* start Records to use *

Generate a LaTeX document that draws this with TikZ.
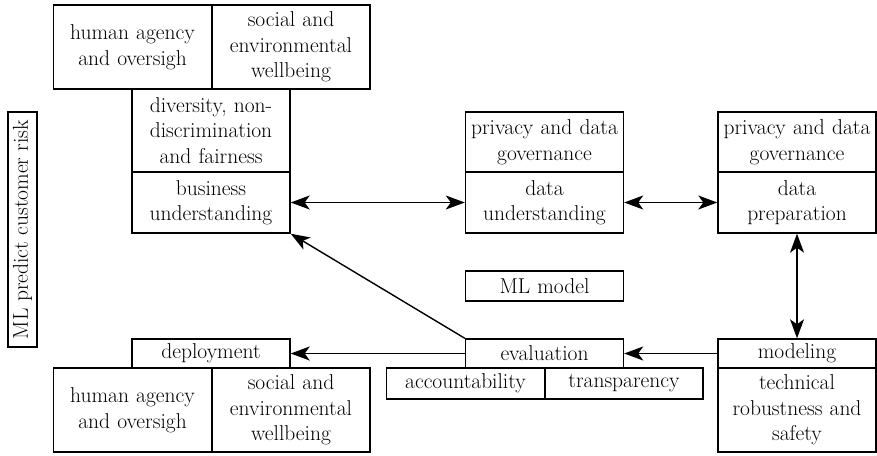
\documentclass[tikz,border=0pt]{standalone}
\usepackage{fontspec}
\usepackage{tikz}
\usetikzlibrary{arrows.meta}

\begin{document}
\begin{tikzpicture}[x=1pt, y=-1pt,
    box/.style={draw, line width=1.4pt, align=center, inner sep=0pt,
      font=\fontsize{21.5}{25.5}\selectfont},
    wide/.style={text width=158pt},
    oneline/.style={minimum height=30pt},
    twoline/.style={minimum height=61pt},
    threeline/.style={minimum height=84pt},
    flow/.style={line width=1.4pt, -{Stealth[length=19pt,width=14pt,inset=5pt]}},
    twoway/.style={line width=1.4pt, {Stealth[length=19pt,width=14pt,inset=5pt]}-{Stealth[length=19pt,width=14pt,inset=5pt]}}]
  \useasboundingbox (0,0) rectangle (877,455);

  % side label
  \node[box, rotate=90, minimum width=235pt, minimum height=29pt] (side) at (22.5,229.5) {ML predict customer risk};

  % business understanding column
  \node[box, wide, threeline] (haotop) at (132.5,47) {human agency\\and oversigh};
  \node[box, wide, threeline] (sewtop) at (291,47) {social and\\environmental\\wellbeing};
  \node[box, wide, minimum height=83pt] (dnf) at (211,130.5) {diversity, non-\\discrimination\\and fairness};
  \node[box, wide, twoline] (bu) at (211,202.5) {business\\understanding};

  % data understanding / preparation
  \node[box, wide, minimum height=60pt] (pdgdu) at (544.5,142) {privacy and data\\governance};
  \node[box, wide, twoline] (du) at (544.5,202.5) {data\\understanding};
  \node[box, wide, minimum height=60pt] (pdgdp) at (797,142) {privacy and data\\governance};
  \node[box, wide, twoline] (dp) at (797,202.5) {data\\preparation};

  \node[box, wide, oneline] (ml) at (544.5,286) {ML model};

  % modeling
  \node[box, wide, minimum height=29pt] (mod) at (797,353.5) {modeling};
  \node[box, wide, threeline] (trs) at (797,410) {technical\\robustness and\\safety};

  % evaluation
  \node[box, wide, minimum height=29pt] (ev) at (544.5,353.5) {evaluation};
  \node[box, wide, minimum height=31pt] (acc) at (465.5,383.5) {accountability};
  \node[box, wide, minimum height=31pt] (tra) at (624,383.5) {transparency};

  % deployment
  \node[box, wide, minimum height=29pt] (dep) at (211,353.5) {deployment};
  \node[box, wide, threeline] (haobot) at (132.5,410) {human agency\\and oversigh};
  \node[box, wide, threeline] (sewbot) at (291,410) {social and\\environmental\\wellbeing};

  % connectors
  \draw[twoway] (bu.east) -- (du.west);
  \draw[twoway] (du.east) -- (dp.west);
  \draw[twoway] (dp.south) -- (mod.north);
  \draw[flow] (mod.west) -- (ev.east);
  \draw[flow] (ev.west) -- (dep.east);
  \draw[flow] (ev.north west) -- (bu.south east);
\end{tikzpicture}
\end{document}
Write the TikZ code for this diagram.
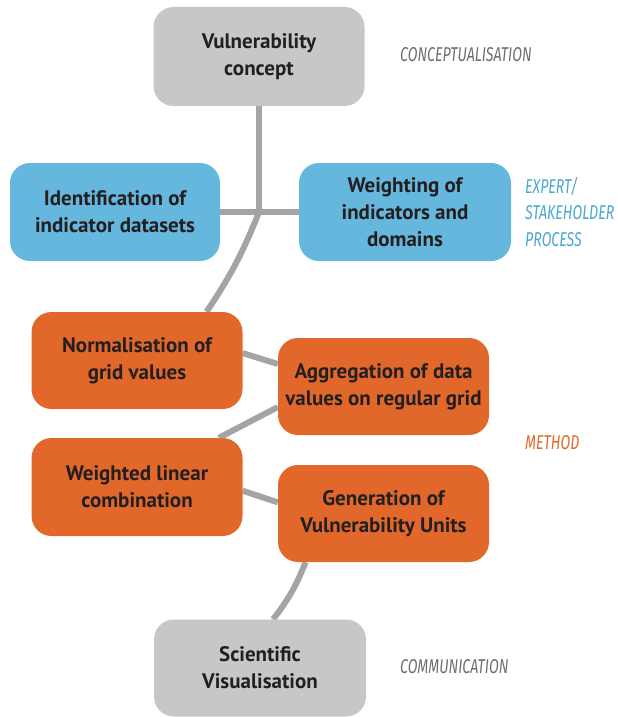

* end Records to use *

◆ **Exercise instructions**: Begin at the top of the records above and retype each line exactly until the line containing "minimum width=235pt, minimum", which is included. Skip all pictures.

◆ **Written solution**:
Generate a LaTeX document that draws this with TikZ.
\documentclass[tikz,border=0pt]{standalone}
\usepackage{fontspec}
\usepackage{tikz}
\usetikzlibrary{arrows.meta}

\begin{document}
\begin{tikzpicture}[x=1pt, y=-1pt,
    box/.style={draw, line width=1.4pt, align=center, inner sep=0pt,
      font=\fontsize{21.5}{25.5}\selectfont},
    wide/.style={text width=158pt},
    oneline/.style={minimum height=30pt},
    twoline/.style={minimum height=61pt},
    threeline/.style={minimum height=84pt},
    flow/.style={line width=1.4pt, -{Stealth[length=19pt,width=14pt,inset=5pt]}},
    twoway/.style={line width=1.4pt, {Stealth[length=19pt,width=14pt,inset=5pt]}-{Stealth[length=19pt,width=14pt,inset=5pt]}}]
  \useasboundingbox (0,0) rectangle (877,455);

  % side label
  \node[box, rotate=90, minimum width=235pt, minimum height=29pt] (side) at (22.5,229.5) {ML predict customer risk};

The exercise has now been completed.